The United States has one of the most anti-union minded courts in history today, according to a University of Wisconsin-Green Bay professor who highlighted the evolution of public sector unionization in a two-part lecture at Madison this week.
Jon Shelton, assistant professor of democracy and justice studies at UW-Green Bay, came to Madison to speak about the theme “Against the Public: Teachers, Unions and the Decline of Unionism in the 1970s.”
Part one of Shelton’s lecture is entitled “Teacher Strikes, the Public Interest and the Neoliberal Turn of the 1970s.”
Shelton started his discussion with an explanation of the events leading up to teacher strikes in the 1970s. After the Great Depression, labor wages were cut, hurting government workers, including teachers. Unionization was an opportunity to offer teachers higher wages and better working conditions, Shelton said.

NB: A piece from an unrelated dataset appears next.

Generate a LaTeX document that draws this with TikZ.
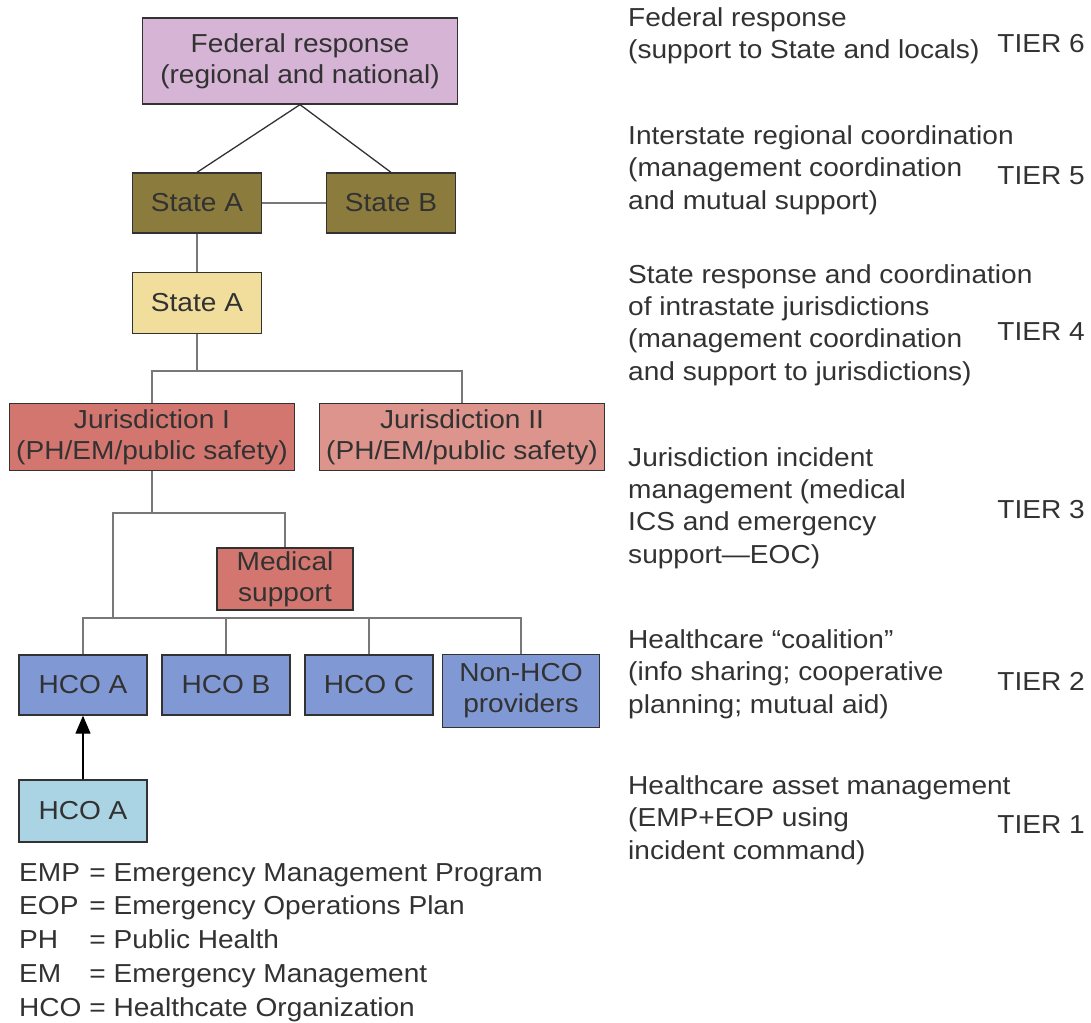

“By the early 1970s, teachers in Philly had seen an increase of wages, as a result of unionization, in addition to better working conditions,” Shelton said.
In the 1970s, Philadelphia was on the verge shutting down all of their public schools. Today, Philadelphia public schools almost had to start school a month late due to a lack of funding. In addition, students in Philadelphia can expect to not have guidance counselors or school nurses this academic year.

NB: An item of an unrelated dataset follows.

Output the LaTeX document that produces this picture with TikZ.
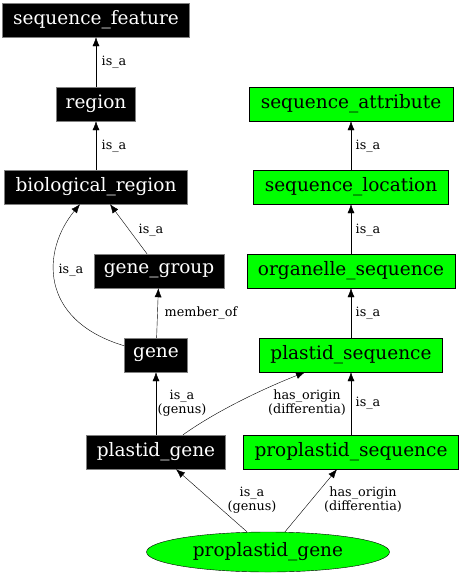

Pennsylvania was one of the first states to give teachers the right to strike and unionize in the early 1970s.
“It was one of the most far-reaching labor laws in the United States,” Shelton said. “Interestingly, this law, which gave public sector workers the right to collectively bargain the right to strike … The act actually hoped to make strikes less frequent by giving public sector workers the right to strike.”
Part two of Shelton’s lecture, “Compulsory Unionism’ in the Public Sector: The Eclipse of Labor-Liberalism,” looked at the other side Unionism. Shelton began his second lecture with a discussion about the Supreme Court and their role in Unions.

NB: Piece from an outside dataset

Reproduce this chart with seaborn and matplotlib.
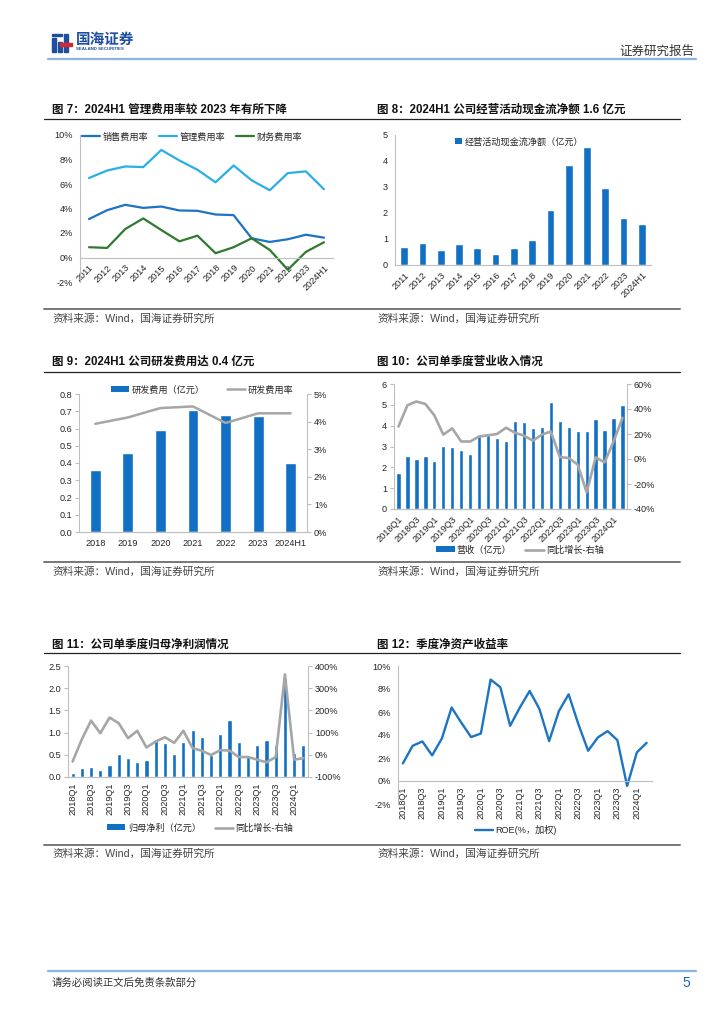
import numpy as np
import pandas as pd
import seaborn as sns
import matplotlib
matplotlib.use("Agg")
import matplotlib.pyplot as plt
from matplotlib.lines import Line2D
from matplotlib.patches import Patch, Rectangle

# ---------------- data ----------------
years7 = ['2011', '2012', '2013', '2014', '2015', '2016', '2017', '2018', '2019',
          '2020', '2021', '2022', '2023', '2024H1']
sales_rate = [3.14, 3.86, 4.30, 4.05, 4.16, 3.84, 3.81, 3.51, 3.46, 1.57, 1.27, 1.49, 1.86, 1.62]
mgmt_rate = [6.49, 7.10, 7.43, 7.38, 8.78, 7.92, 7.16, 6.14, 7.51, 6.30, 5.49, 6.89, 7.03, 5.57]
fin_rate = [0.84, 0.78, 2.32, 3.19, 2.24, 1.32, 1.78, 0.35, 0.84, 1.57, 0.62, -1.00, 0.46, 1.24]

cash_flow = [0.68, 0.85, 0.59, 0.80, 0.67, 0.44, 0.67, 0.96, 2.10, 3.84, 4.54, 2.98, 1.79, 1.56]

years9 = ['2018', '2019', '2020', '2021', '2022', '2023', '2024H1']
rd_exp = [0.36, 0.46, 0.59, 0.71, 0.68, 0.67, 0.40]
rd_rate = [3.92, 4.15, 4.49, 4.55, 3.95, 4.30, 4.30]

quarters = ['2018Q1', '2018Q2', '2018Q3', '2018Q4', '2019Q1', '2019Q2', '2019Q3', '2019Q4',
            '2020Q1', '2020Q2', '2020Q3', '2020Q4', '2021Q1', '2021Q2', '2021Q3', '2021Q4',
            '2022Q1', '2022Q2', '2022Q3', '2022Q4', '2023Q1', '2023Q2', '2023Q3', '2023Q4',
            '2024Q1', '2024Q2']
revenue = [1.74, 2.53, 2.38, 2.53, 2.32, 3.02, 2.96, 2.85, 2.66, 3.54, 3.54, 3.41, 3.28, 4.24,
           4.18, 3.90, 3.94, 5.15, 4.24, 3.94, 3.76, 3.76, 4.32, 3.81, 4.37, 5.01]
rev_yoy = [26, 43, 46, 44, 35, 19.5, 24.5, 14, 14, 18, 19, 20, 25, 21, 18.7, 14.7, 19.5, 22,
           1.6, 0.8, -4.5, -26.7, 1.3, -2.7, 14, 33]
profit = [0.10, 0.21, 0.23, 0.15, 0.28, 0.51, 0.43, 0.33, 0.39, 0.82, 0.77, 0.52, 0.79, 1.06,
          0.90, 0.50, 0.96, 1.29, 0.79, 0.47, 0.71, 0.84, 0.71, 2.22, 0.54, 0.71]
profit_yoy = [-30, 70, 154, 97, 168, 142, 75, 108, 33, 60, 79, 54, 108, 30, 18, -1, 21, 19,
              -10, -10, -22, -34, -10, 362, -22, -15]
roe = [1.53, 3.06, 3.44, 2.23, 3.70, 6.39, 5.06, 3.82, 4.13, 8.82, 8.15, 4.80, 6.39, 7.83,
       6.27, 3.47, 6.07, 7.54, 4.94, 2.63, 3.79, 4.34, 3.55, -0.43, 2.49, 3.32]

# ---------------- style ----------------
sns.set_theme(style="white")
plt.rcParams['font.family'] = ['Liberation Sans', 'Noto Sans CJK SC', 'DejaVu Sans']
plt.rcParams['axes.unicode_minus'] = True

BAR = '#1170C4'
SALES = '#1D72C2'
MGMT = '#2AAEE6'
FIN = '#2E7A2E'
GRAY = '#A6A6A6'
ROE = '#1C74C2'
SP = '#BFBFBF'
TXT = '#262626'
FS = 6.6

W, H = 724, 1024
fig = plt.figure(figsize=(W / 100, H / 100), dpi=100)


def axpx(l, t, r, b):
    return fig.add_axes([l / W, 1 - b / H, (r - l) / W, (b - t) / H])


def fy(y):
    return 1 - y / H


def fx(x):
    return x / W


def hline(x0, x1, y, color, lw):
    fig.add_artist(Line2D([fx(x0), fx(x1)], [fy(y), fy(y)], color=color, lw=lw,
                          transform=fig.transFigure))


def style(ax, right=False):
    ax.set_facecolor('none')
    ax.spines['top'].set_visible(False)
    ax.spines['right'].set_visible(right)
    for s in ['left', 'bottom', 'right']:
        ax.spines[s].set_color(SP)
        ax.spines[s].set_linewidth(0.8)
    ax.tick_params(axis='both', labelsize=FS, labelcolor=TXT, length=0, pad=2)
    ax.tick_params(axis='y', length=3, color=SP, width=0.8)
    ax.set_xlabel('')
    ax.set_ylabel('')
    ax.grid(False)


def pct_fmt(vals):
    return [f'{v:.0f}%' for v in vals]


def legend(handles, labels, cx, cy, colsp=1.2, hl=2.0):
    fig.legend(handles, labels, loc='center', bbox_to_anchor=(fx(cx), fy(cy)),
               ncol=len(handles), frameon=False, fontsize=FS, handlelength=hl,
               handletextpad=0.25, columnspacing=colsp, labelcolor=TXT,
               handleheight=0.6, borderaxespad=0, borderpad=0)


def line_h(c, lw=1.6):
    return Line2D([0], [0], color=c, lw=lw)


def bar_h(c):
    return Patch(facecolor=c, edgecolor='none')


# ---------------- header / footer ----------------
fig.patches.append(Rectangle((fx(52), fy(52)), 4 / W, 14 / H, color='#1F4E9E', transform=fig.transFigure))
fig.patches.append(Rectangle((fx(58), fy(52)), 4 / W, 10 / H, color='#1F4E9E', transform=fig.transFigure))
fig.patches.append(Rectangle((fx(64), fy(52)), 4 / W, 18 / H, color='#1F4E9E', transform=fig.transFigure))
fig.patches.append(Rectangle((fx(52), fy(36)), 10 / W, 2.5 / H, color='#1F4E9E', transform=fig.transFigure))
fig.patches.append(Rectangle((fx(60), fy(46)), 12 / W, 3 / H, color='#D9262C', transform=fig.transFigure))
fig.text(fx(76), fy(39), '国海证券', fontsize=10.5, fontweight='bold', color='#1F4E9E',
         va='center', ha='left', family=['Noto Sans CJK SC'])
fig.text(fx(76), fy(49), 'SEALAND SECURITIES', fontsize=3.2, color='#1F4E9E', va='center', ha='left',
         fontweight='bold')
fig.text(fx(694), fy(51), '证券研究报告', fontsize=9, color='#333333', va='center', ha='right',
         family=['Noto Sans CJK SC'])
hline(48, 696, 59, '#8DB3E2', 1.6)

hline(48, 696, 971, '#8DB3E2', 1.6)
fig.text(fx(52), fy(983), '请务必阅读正文后免责条款部分', fontsize=7.5, color='#333333', va='center',
         ha='left', family=['Noto Sans CJK SC'])
fig.text(fx(690), fy(983), '5', fontsize=10, color='#1F5FBF', va='center', ha='right')

# titles, rules, sources
titles = [
    (52, 110, '图 7：2024H1 管理费用率较 2023 年有所下降'),
    (377, 110, '图 8：2024H1 公司经营活动现金流净额 1.6 亿元'),
    (52, 362, '图 9：2024H1 公司研发费用达 0.4 亿元'),
    (377, 362, '图 10：公司单季度营业收入情况'),
    (52, 645, '图 11：公司单季度归母净利润情况'),
    (377, 645, '图 12：季度净资产收益率'),
]
for x, y, t in titles:
    fig.text(fx(x), fy(y), t, fontsize=8.3, fontweight='bold', color='#111111', va='center', ha='left')
for y in [119, 372, 653]:
    hline(44, 680, y, '#222222', 0.9)
for y in [309, 562, 845]:
    hline(44, 680, y, '#777777', 1.4)
for y in [319, 572, 854]:
    for x in [52, 377]:
        fig.text(fx(x), fy(y), '资料来源：Wind，国海证券研究所', fontsize=7.7, color='#444444',
                 va='center', ha='left')

# ---------------- Fig 7 ----------------
ax = axpx(80, 135, 333, 282)
idx7 = np.arange(len(years7))
df7 = pd.DataFrame({'x': idx7, 'sales': sales_rate, 'mgmt': mgmt_rate, 'fin': fin_rate})
sns.lineplot(data=df7, x='x', y='sales', ax=ax, color=SALES, lw=1.6)
sns.lineplot(data=df7, x='x', y='mgmt', ax=ax, color=MGMT, lw=1.6)
sns.lineplot(data=df7, x='x', y='fin', ax=ax, color=FIN, lw=1.6)
style(ax)
ax.set_xlim(-0.5, len(years7) - 0.5)
ax.set_ylim(-2, 10)
yt = [-2, 0, 2, 4, 6, 8, 10]
ax.set_yticks(yt)
ax.set_yticklabels(pct_fmt(yt))
ax.spines['bottom'].set_position(('data', 0))
ax.set_xticks(idx7)
ax.set_xticklabels(years7, rotation=45, ha='right', va='top', rotation_mode='anchor')
ax.tick_params(axis='x', pad=4)
legend([line_h(SALES), line_h(MGMT), line_h(FIN)], ['销售费用率', '管理费用率', '财务费用率'],
       192, 137, colsp=1.2)

# ---------------- Fig 8 ----------------
ax = axpx(395, 135, 651, 265)
sns.barplot(x=years7, y=cash_flow, ax=ax, color=BAR, width=0.42, saturation=1)
style(ax)
ax.set_xlim(-0.5, len(years7) - 0.5)
ax.set_ylim(0, 5)
ax.set_yticks([0, 1, 2, 3, 4, 5])
ax.set_yticklabels(['0', '1', '2', '3', '4', '5'])
ax.set_xticks(np.arange(len(years7)))
ax.set_xticklabels(years7, rotation=45, ha='right', va='top', rotation_mode='anchor')
ax.tick_params(axis='x', pad=4)
legend([bar_h(BAR)], ['经营活动现金流净额（亿元）'], 519, 142, hl=0.8)

# ---------------- Fig 9 ----------------
ax = axpx(79, 394, 307, 532)
sns.barplot(x=years9, y=rd_exp, ax=ax, color=BAR, width=0.33, saturation=1)
style(ax)
ax2 = ax.twinx()
sns.lineplot(x=np.arange(len(years9)), y=rd_rate, ax=ax2, color=GRAY, lw=1.8)
style(ax2, right=True)
ax2.spines['left'].set_visible(False)
ax.set_xlim(-0.5, len(years9) - 0.5)
ax2.set_xlim(-0.5, len(years9) - 0.5)
ax.set_ylim(0, 0.8)
ax.set_yticks(np.linspace(0, 0.8, 9))
ax.set_yticklabels([f'{v:.1f}' for v in np.linspace(0, 0.8, 9)])
ax2.set_ylim(0, 5)
ax2.set_yticks([0, 1, 2, 3, 4, 5])
ax2.set_yticklabels(pct_fmt([0, 1, 2, 3, 4, 5]))
ax.set_xticks(np.arange(len(years9)))
ax.set_xticklabels(years9)
ax.tick_params(axis='x', pad=5)
legend([bar_h(BAR), line_h(GRAY, 1.8)], ['研发费用（亿元）', '研发费用率'], 202, 390, colsp=2.4)

# ---------------- Fig 10 ----------------
qidx = np.arange(len(quarters))
ax = axpx(394, 384, 627, 509)
sns.barplot(x=quarters, y=revenue, ax=ax, color=BAR, width=0.48, saturation=1)
style(ax)
ax2 = ax.twinx()
sns.lineplot(x=qidx, y=rev_yoy, ax=ax2, color=GRAY, lw=1.9)
style(ax2, right=True)
ax2.spines['left'].set_visible(False)
for a in (ax, ax2):
    a.set_xlim(-0.5, len(quarters) - 0.5)
ax.set_ylim(0, 6)
ax.set_yticks([0, 1, 2, 3, 4, 5, 6])
ax.set_yticklabels(['0', '1', '2', '3', '4', '5', '6'])
ax2.set_ylim(-40, 60)
yt = [-40, -20, 0, 20, 40, 60]
ax2.set_yticks(yt)
ax2.set_yticklabels(pct_fmt(yt))
ax.set_xticks(qidx[::2])
ax.set_xticklabels(quarters[::2], rotation=45, ha='right', va='top', rotation_mode='anchor')
ax.tick_params(axis='x', pad=4)
legend([bar_h(BAR), line_h(GRAY, 1.9)], ['营收（亿元）', '同比增长-右轴'], 520, 550, colsp=1.5)

# ---------------- Fig 11 ----------------
ax = axpx(68, 666, 308, 777)
sns.barplot(x=quarters, y=profit, ax=ax, color=BAR, width=0.45, saturation=1)
style(ax)
ax2 = ax.twinx()
sns.lineplot(x=qidx, y=profit_yoy, ax=ax2, color=GRAY, lw=1.9)
style(ax2, right=True)
ax2.spines['left'].set_visible(False)
for a in (ax, ax2):
    a.set_xlim(-0.5, len(quarters) - 0.5)
ax.set_ylim(0, 2.5)
yt = [0, 0.5, 1.0, 1.5, 2.0, 2.5]
ax.set_yticks(yt)
ax.set_yticklabels([f'{v:.1f}' for v in yt])
ax2.set_ylim(-100, 400)
yt = [-100, 0, 100, 200, 300, 400]
ax2.set_yticks(yt)
ax2.set_yticklabels(pct_fmt(yt))
ax.set_xticks(qidx[::2])
ax.set_xticklabels(quarters[::2], rotation=90, ha='center', va='top')
ax.tick_params(axis='x', pad=4)
legend([bar_h(BAR), line_h(GRAY, 1.9)], ['归母净利（亿元）', '同比增长-右轴'], 200, 828, colsp=1.5)

# ---------------- Fig 12 ----------------
ax = axpx(398, 666, 651.5, 804)
sns.lineplot(x=qidx, y=roe, ax=ax, color=ROE, lw=1.7)
style(ax)
ax.set_xlim(-0.5, len(quarters) - 0.5)
ax.set_ylim(-2, 10)
yt = [-2, 0, 2, 4, 6, 8, 10]
ax.set_yticks(yt)
ax.set_yticklabels(pct_fmt(yt))
ax.spines['bottom'].set_position(('data', 0))
ax.set_xticks(qidx[::2])
ax.set_xticklabels(quarters[::2], rotation=90, ha='center', va='top')
ax.tick_params(axis='x', pad=4)
legend([line_h(ROE, 1.7)], ['ROE(%，加权)'], 516, 830)

fig.savefig('out.png', dpi=100, facecolor='white')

He discussed the case Harris v. Quinn in which a mother from Illinois, Pamela Harris, cared for her mentally disabled son at home while receiving government benefits. The government made her and other homecare workers unionize, and the homecare workers fought against the new law through the Service Employees International Union. Ultimately, SEIU lost the case.
“The most interesting thing to me about this is the way that she frames the union,” Shelton said. “She objects to having ‘Unionism in my home’ and argues that it ‘intrudes in our family.’ That’s really fascinating to me because she’s certainly not worried about the government intruding when it provides Medicaid funds.”
The lecture concludes with a comparison of today’s issues of unionization. Almost 40 percent of public sector workers are involved with unions in comparison to less than 7 percent of private sector workers, Shelton said.
Today, the United States has one of the most anti-union courts in history, Shelton said. This correlates with the shift of the Supreme Court’s political views from Democratic to Republican, he said.
“Unionization is fine, as long as no one is forced to join or forced to pay anything,” Shelton said.